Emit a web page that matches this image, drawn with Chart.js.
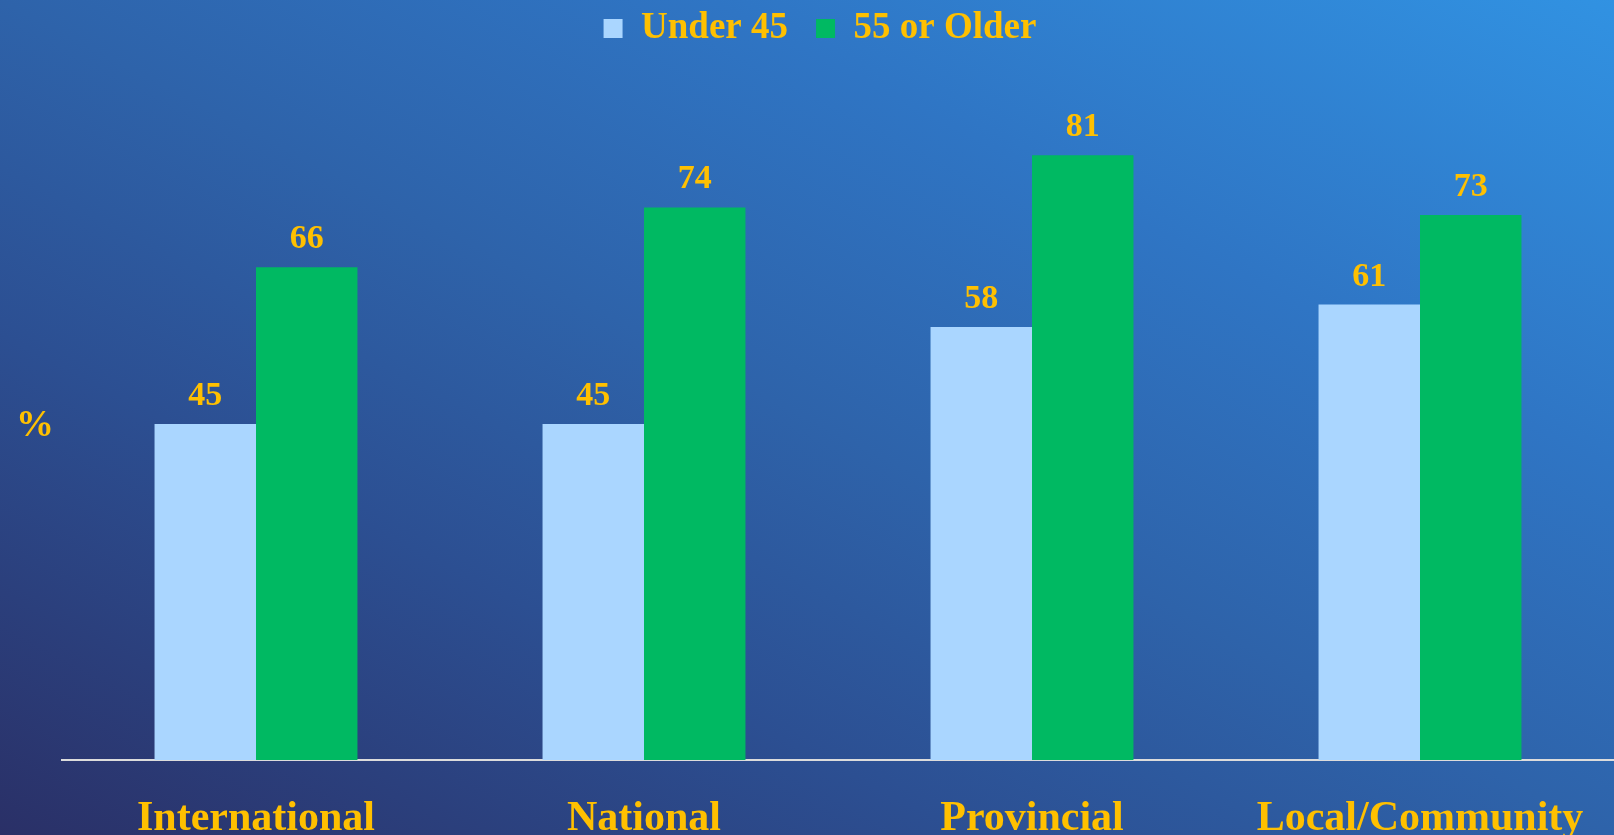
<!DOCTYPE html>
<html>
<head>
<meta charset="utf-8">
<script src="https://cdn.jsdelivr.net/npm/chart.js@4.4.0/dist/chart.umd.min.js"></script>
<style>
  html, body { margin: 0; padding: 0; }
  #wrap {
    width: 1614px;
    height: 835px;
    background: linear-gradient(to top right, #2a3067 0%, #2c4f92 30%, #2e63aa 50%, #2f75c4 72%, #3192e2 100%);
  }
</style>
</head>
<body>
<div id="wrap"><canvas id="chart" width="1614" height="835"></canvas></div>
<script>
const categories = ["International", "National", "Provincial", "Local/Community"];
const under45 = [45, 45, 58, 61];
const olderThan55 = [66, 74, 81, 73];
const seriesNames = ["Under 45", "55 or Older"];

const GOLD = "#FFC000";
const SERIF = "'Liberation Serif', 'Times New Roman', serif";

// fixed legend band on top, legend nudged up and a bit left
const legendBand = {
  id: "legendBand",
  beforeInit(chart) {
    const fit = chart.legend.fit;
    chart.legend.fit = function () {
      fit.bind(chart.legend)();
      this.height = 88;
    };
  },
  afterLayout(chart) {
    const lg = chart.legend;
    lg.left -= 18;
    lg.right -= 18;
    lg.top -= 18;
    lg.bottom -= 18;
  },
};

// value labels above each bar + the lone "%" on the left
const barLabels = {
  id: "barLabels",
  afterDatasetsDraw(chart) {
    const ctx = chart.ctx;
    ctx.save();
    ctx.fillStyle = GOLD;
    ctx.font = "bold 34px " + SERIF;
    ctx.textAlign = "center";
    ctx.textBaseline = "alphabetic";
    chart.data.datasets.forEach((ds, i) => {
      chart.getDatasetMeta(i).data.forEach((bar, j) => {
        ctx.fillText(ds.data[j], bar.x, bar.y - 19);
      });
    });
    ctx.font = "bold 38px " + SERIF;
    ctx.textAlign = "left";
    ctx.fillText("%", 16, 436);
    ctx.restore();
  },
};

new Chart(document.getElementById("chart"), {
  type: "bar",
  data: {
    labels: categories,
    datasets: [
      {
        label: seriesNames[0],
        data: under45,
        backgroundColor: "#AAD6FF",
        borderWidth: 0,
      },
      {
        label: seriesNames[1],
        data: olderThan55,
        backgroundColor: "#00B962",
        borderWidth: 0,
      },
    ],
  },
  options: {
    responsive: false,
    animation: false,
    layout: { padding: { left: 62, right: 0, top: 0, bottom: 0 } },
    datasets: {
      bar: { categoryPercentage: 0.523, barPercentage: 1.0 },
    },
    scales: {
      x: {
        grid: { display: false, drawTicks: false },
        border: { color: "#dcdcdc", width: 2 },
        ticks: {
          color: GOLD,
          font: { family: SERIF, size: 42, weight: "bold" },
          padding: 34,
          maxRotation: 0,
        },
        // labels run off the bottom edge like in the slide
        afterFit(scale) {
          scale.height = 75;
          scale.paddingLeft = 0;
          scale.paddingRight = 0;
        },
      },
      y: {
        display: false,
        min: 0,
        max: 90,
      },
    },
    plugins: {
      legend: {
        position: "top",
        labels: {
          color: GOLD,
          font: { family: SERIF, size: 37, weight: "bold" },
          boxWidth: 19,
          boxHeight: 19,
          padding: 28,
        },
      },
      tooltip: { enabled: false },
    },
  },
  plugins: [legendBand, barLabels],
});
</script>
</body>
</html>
========
» TASK
Copy the data word for word. Pictures do not go in the copy.

» FINAL ANSWER
Emit a web page that matches this image, drawn with Chart.js.
<!DOCTYPE html>
<html>
<head>
<meta charset="utf-8">
<script src="https://cdn.jsdelivr.net/npm/chart.js@4.4.0/dist/chart.umd.min.js"></script>
<style>
  html, body { margin: 0; padding: 0; }
  #wrap {
    width: 1614px;
    height: 835px;
    background: linear-gradient(to top right, #2a3067 0%, #2c4f92 30%, #2e63aa 50%, #2f75c4 72%, #3192e2 100%);
  }
</style>
</head>
<body>
<div id="wrap"><canvas id="chart" width="1614" height="835"></canvas></div>
<script>
const categories = ["International", "National", "Provincial", "Local/Community"];
const under45 = [45, 45, 58, 61];
const olderThan55 = [66, 74, 81, 73];
const seriesNames = ["Under 45", "55 or Older"];

const GOLD = "#FFC000";
const SERIF = "'Liberation Serif', 'Times New Roman', serif";

// fixed legend band on top, legend nudged up and a bit left
const legendBand = {
  id: "legendBand",
  beforeInit(chart) {
    const fit = chart.legend.fit;
    chart.legend.fit = function () {
      fit.bind(chart.legend)();
      this.height = 88;
    };
  },
  afterLayout(chart) {
    const lg = chart.legend;
    lg.left -= 18;
    lg.right -= 18;
    lg.top -= 18;
    lg.bottom -= 18;
  },
};

// value labels above each bar + the lone "%" on the left
const barLabels = {
  id: "barLabels",
  afterDatasetsDraw(chart) {
    const ctx = chart.ctx;
    ctx.save();
    ctx.fillStyle = GOLD;
    ctx.font = "bold 34px " + SERIF;
    ctx.textAlign = "center";
    ctx.textBaseline = "alphabetic";
    chart.data.datasets.forEach((ds, i) => {
      chart.getDatasetMeta(i).data.forEach((bar, j) => {
        ctx.fillText(ds.data[j], bar.x, bar.y - 19);
      });
    });
    ctx.font = "bold 38px " + SERIF;
    ctx.textAlign = "left";
    ctx.fillText("%", 16, 436);
    ctx.restore();
  },
};

new Chart(document.getElementById("chart"), {
  type: "bar",
  data: {
    labels: categories,
    datasets: [
      {
        label: seriesNames[0],
        data: under45,
        backgroundColor: "#AAD6FF",
        borderWidth: 0,
      },
      {
        label: seriesNames[1],
        data: olderThan55,
        backgroundColor: "#00B962",
        borderWidth: 0,
      },
    ],
  },
  options: {
    responsive: false,
    animation: false,
    layout: { padding: { left: 62, right: 0, top: 0, bottom: 0 } },
    datasets: {
      bar: { categoryPercentage: 0.523, barPercentage: 1.0 },
    },
    scales: {
      x: {
        grid: { display: false, drawTicks: false },
        border: { color: "#dcdcdc", width: 2 },
        ticks: {
          color: GOLD,
          font: { family: SERIF, size: 42, weight: "bold" },
          padding: 34,
          maxRotation: 0,
        },
        // labels run off the bottom edge like in the slide
        afterFit(scale) {
          scale.height = 75;
          scale.paddingLeft = 0;
          scale.paddingRight = 0;
        },
      },
      y: {
        display: false,
        min: 0,
        max: 90,
      },
    },
    plugins: {
      legend: {
        position: "top",
        labels: {
          color: GOLD,
          font: { family: SERIF, size: 37, weight: "bold" },
          boxWidth: 19,
          boxHeight: 19,
          padding: 28,
        },
      },
      tooltip: { enabled: false },
    },
  },
  plugins: [legendBand, barLabels],
});
</script>
</body>
</html>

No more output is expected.